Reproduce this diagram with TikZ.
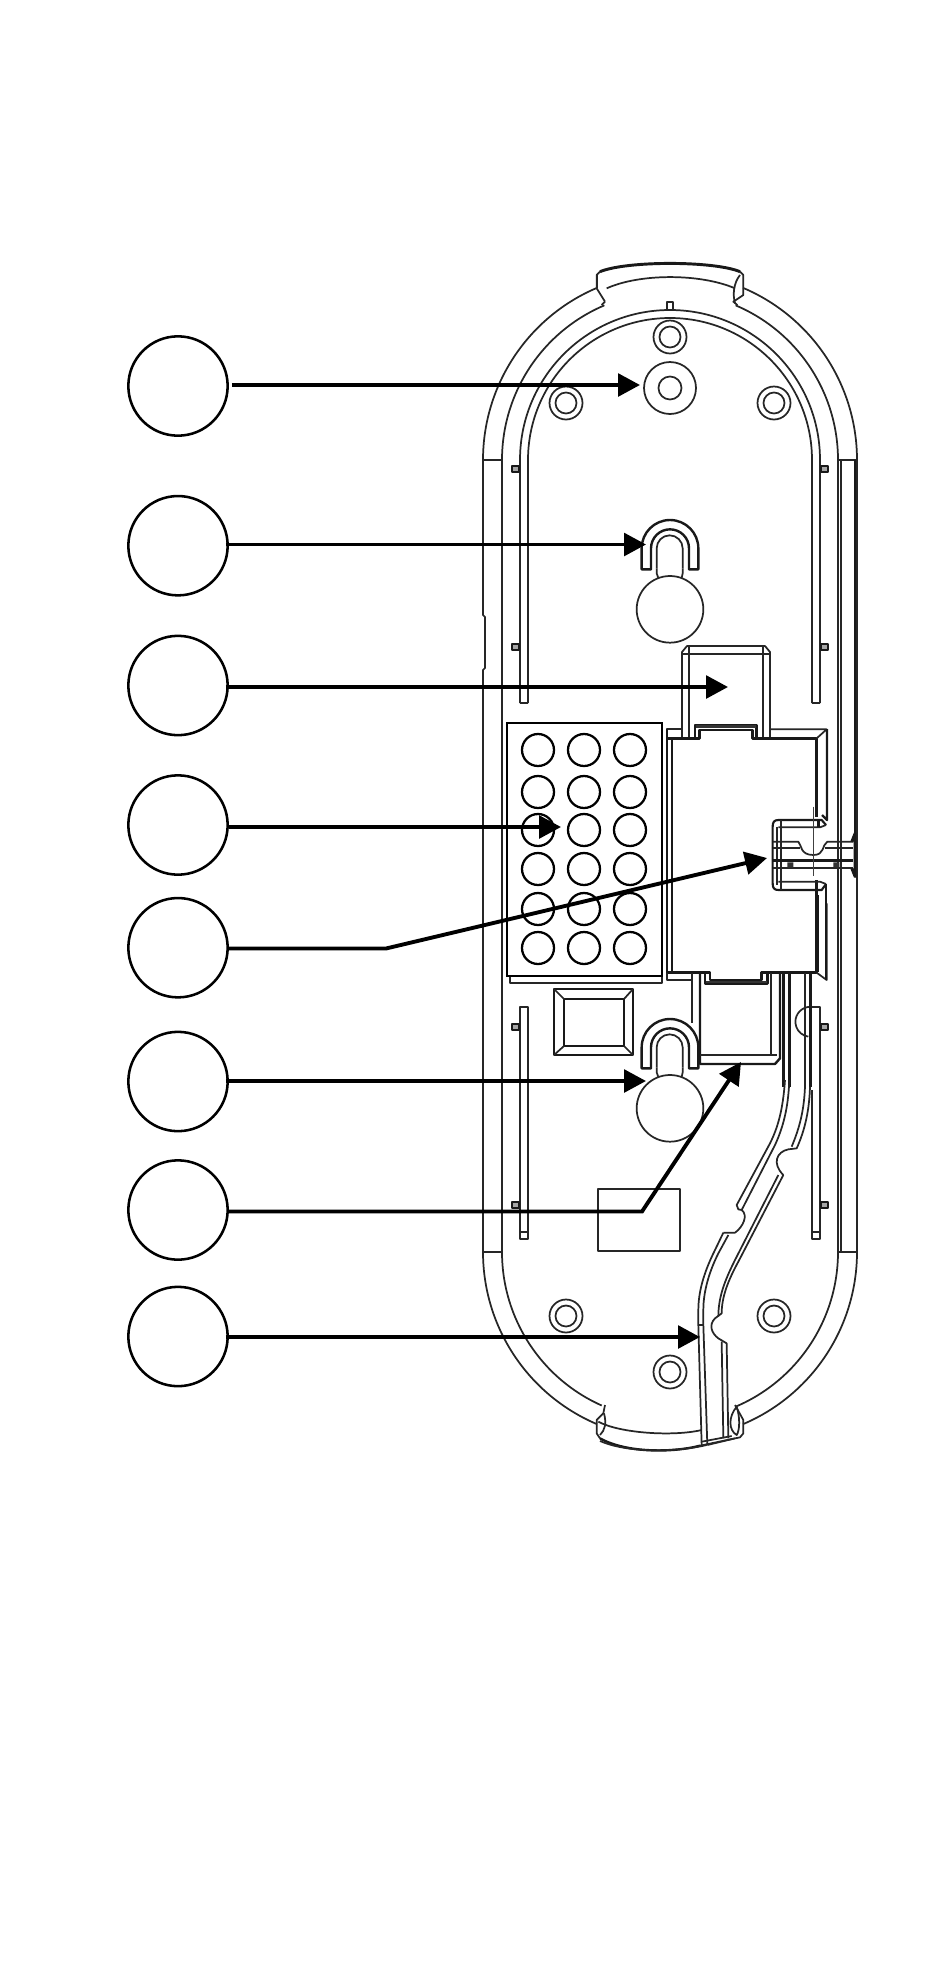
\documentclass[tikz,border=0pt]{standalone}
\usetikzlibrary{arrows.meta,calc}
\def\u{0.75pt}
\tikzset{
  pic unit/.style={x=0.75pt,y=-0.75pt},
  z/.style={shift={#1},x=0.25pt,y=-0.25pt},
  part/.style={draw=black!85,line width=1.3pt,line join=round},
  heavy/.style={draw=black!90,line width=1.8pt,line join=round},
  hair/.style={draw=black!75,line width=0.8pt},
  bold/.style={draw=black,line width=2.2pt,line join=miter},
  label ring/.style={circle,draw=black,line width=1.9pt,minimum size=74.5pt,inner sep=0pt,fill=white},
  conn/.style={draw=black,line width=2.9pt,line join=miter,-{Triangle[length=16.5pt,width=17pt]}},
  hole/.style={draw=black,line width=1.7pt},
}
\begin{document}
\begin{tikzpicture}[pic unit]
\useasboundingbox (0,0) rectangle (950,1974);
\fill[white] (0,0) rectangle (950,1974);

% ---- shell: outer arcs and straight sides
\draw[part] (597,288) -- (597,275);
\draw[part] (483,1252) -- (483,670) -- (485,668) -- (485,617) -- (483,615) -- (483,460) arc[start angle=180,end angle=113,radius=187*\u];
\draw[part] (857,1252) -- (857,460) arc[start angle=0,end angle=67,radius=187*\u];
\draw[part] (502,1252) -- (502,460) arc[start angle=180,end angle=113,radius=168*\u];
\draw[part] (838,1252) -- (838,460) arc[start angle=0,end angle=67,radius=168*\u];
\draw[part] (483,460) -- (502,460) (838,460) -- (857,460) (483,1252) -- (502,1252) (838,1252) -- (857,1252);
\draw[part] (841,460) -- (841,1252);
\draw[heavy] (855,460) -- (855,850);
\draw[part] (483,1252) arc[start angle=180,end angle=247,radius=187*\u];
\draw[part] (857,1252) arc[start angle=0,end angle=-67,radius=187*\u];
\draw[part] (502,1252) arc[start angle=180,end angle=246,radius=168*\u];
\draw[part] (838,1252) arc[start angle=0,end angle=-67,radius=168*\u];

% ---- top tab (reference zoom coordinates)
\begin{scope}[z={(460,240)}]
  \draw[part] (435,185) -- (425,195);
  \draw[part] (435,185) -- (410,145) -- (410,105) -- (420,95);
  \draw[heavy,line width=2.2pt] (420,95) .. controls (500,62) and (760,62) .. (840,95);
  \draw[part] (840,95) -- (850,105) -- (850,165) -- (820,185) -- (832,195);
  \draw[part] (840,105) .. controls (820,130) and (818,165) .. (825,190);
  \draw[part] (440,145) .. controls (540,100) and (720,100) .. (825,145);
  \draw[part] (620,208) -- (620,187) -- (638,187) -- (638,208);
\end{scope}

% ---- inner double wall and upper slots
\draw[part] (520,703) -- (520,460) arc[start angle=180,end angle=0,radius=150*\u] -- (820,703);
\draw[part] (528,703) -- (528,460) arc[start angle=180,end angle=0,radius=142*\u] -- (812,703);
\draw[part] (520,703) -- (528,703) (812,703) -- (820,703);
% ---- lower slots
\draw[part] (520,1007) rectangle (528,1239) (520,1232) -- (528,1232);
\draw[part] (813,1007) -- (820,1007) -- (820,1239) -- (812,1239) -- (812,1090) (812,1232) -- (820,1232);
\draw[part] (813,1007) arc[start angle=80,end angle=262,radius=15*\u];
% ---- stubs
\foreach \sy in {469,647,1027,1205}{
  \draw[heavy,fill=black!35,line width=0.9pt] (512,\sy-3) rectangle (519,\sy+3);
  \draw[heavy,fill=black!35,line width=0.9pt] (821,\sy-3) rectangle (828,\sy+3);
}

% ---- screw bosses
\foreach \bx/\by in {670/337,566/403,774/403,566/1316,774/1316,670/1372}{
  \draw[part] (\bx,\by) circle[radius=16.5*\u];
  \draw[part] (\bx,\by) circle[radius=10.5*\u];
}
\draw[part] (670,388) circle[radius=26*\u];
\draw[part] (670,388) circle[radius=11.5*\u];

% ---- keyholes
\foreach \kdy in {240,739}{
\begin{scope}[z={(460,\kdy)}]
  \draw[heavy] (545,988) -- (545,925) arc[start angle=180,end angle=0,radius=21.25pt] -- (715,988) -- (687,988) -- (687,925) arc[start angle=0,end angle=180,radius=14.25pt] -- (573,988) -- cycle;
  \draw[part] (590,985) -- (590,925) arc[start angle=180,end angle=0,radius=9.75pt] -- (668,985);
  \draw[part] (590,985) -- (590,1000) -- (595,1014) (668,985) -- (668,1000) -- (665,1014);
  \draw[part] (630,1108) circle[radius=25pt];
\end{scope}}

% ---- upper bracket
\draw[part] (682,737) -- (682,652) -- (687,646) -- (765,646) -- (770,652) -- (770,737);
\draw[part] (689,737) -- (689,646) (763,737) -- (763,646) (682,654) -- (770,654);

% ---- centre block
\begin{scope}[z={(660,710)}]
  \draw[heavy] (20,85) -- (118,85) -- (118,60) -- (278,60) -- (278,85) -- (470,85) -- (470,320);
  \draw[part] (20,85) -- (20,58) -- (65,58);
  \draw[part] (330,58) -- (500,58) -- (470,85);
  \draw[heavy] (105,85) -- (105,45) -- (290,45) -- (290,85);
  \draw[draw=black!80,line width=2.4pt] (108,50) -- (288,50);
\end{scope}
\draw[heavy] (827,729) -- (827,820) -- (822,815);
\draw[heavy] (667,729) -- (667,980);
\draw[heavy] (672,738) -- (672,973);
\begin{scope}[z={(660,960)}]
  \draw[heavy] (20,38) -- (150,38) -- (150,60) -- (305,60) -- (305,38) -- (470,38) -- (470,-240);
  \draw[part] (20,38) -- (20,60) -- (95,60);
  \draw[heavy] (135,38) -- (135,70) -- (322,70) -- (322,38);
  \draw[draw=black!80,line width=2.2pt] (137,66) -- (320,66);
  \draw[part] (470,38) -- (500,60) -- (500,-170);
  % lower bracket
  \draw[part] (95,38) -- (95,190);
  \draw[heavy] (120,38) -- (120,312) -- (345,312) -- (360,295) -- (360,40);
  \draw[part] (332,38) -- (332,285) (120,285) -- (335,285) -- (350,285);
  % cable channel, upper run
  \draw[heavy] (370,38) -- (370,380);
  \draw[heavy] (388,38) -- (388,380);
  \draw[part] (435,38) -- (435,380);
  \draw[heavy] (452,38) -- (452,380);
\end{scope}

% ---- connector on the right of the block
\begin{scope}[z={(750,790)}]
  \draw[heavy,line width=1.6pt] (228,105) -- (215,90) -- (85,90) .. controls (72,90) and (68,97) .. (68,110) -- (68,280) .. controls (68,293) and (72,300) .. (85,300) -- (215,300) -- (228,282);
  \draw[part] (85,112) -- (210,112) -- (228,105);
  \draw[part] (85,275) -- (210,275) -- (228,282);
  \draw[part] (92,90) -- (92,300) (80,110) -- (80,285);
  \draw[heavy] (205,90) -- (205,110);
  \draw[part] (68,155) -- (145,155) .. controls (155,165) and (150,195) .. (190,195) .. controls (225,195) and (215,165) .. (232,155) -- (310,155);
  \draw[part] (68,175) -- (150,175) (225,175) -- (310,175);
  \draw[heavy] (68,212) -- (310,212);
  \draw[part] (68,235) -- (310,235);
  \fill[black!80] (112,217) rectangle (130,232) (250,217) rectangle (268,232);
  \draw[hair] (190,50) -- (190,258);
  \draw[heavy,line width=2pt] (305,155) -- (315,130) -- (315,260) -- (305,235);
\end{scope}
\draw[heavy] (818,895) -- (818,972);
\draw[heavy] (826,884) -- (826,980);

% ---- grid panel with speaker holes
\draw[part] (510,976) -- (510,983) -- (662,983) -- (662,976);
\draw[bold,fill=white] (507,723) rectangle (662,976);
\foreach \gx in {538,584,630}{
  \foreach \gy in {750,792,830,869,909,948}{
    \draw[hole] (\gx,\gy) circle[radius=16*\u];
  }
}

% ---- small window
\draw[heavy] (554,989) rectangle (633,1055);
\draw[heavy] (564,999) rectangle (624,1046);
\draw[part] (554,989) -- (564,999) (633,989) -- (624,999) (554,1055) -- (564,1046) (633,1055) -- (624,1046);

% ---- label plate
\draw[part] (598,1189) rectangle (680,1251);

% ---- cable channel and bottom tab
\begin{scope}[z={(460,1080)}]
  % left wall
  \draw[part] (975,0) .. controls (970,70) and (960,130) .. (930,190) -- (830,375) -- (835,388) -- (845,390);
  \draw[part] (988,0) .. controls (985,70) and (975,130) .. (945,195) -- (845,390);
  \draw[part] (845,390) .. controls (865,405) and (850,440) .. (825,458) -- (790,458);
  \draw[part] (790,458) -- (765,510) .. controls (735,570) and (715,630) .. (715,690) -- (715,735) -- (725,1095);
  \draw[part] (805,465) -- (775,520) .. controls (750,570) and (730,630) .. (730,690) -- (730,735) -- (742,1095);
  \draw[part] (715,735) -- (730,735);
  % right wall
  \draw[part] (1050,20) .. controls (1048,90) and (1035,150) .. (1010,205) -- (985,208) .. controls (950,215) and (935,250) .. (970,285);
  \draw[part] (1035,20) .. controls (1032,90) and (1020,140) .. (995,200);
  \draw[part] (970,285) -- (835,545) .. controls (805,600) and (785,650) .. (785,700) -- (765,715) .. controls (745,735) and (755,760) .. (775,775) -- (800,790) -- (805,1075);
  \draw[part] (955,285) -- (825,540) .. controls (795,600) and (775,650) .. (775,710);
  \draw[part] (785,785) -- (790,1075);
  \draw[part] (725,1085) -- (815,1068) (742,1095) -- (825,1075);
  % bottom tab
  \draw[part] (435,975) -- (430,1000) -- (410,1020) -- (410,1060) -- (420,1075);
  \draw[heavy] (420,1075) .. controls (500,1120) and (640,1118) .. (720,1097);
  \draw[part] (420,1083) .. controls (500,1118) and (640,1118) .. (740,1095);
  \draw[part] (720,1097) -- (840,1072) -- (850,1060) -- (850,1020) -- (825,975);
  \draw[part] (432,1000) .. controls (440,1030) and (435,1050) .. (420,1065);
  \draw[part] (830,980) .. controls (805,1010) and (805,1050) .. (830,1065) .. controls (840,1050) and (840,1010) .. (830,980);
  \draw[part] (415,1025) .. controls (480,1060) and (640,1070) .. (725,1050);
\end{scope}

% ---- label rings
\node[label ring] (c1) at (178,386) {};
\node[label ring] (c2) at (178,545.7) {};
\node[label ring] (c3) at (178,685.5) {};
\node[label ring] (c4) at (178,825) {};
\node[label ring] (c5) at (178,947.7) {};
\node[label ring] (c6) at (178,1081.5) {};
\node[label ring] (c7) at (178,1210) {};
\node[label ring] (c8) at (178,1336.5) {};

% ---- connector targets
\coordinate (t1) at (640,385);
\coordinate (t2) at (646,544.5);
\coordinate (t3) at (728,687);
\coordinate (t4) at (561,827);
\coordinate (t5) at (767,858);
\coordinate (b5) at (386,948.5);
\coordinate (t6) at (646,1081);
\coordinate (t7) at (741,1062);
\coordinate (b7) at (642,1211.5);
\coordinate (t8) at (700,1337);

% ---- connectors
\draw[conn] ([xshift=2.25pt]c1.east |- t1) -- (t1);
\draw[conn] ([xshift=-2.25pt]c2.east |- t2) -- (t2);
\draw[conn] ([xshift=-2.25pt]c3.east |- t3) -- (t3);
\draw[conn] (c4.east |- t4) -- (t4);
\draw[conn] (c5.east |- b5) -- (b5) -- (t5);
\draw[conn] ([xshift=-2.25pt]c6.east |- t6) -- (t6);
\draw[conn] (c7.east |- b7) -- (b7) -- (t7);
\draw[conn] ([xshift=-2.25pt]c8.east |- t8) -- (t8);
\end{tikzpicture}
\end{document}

* * *

→ **GIVEN INSTRUCTION**
Emit the lines of the material exactly, from its first line to the line containing "arc[start angle=0,end angle=-67,radius=168*\u];", inclusive; leave every picture out.

→ **EXERCISE ANSWER**
Reproduce this diagram with TikZ.
\documentclass[tikz,border=0pt]{standalone}
\usetikzlibrary{arrows.meta,calc}
\def\u{0.75pt}
\tikzset{
  pic unit/.style={x=0.75pt,y=-0.75pt},
  z/.style={shift={#1},x=0.25pt,y=-0.25pt},
  part/.style={draw=black!85,line width=1.3pt,line join=round},
  heavy/.style={draw=black!90,line width=1.8pt,line join=round},
  hair/.style={draw=black!75,line width=0.8pt},
  bold/.style={draw=black,line width=2.2pt,line join=miter},
  label ring/.style={circle,draw=black,line width=1.9pt,minimum size=74.5pt,inner sep=0pt,fill=white},
  conn/.style={draw=black,line width=2.9pt,line join=miter,-{Triangle[length=16.5pt,width=17pt]}},
  hole/.style={draw=black,line width=1.7pt},
}
\begin{document}
\begin{tikzpicture}[pic unit]
\useasboundingbox (0,0) rectangle (950,1974);
\fill[white] (0,0) rectangle (950,1974);

% ---- shell: outer arcs and straight sides
\draw[part] (597,288) -- (597,275);
\draw[part] (483,1252) -- (483,670) -- (485,668) -- (485,617) -- (483,615) -- (483,460) arc[start angle=180,end angle=113,radius=187*\u];
\draw[part] (857,1252) -- (857,460) arc[start angle=0,end angle=67,radius=187*\u];
\draw[part] (502,1252) -- (502,460) arc[start angle=180,end angle=113,radius=168*\u];
\draw[part] (838,1252) -- (838,460) arc[start angle=0,end angle=67,radius=168*\u];
\draw[part] (483,460) -- (502,460) (838,460) -- (857,460) (483,1252) -- (502,1252) (838,1252) -- (857,1252);
\draw[part] (841,460) -- (841,1252);
\draw[heavy] (855,460) -- (855,850);
\draw[part] (483,1252) arc[start angle=180,end angle=247,radius=187*\u];
\draw[part] (857,1252) arc[start angle=0,end angle=-67,radius=187*\u];
\draw[part] (502,1252) arc[start angle=180,end angle=246,radius=168*\u];
\draw[part] (838,1252) arc[start angle=0,end angle=-67,radius=168*\u];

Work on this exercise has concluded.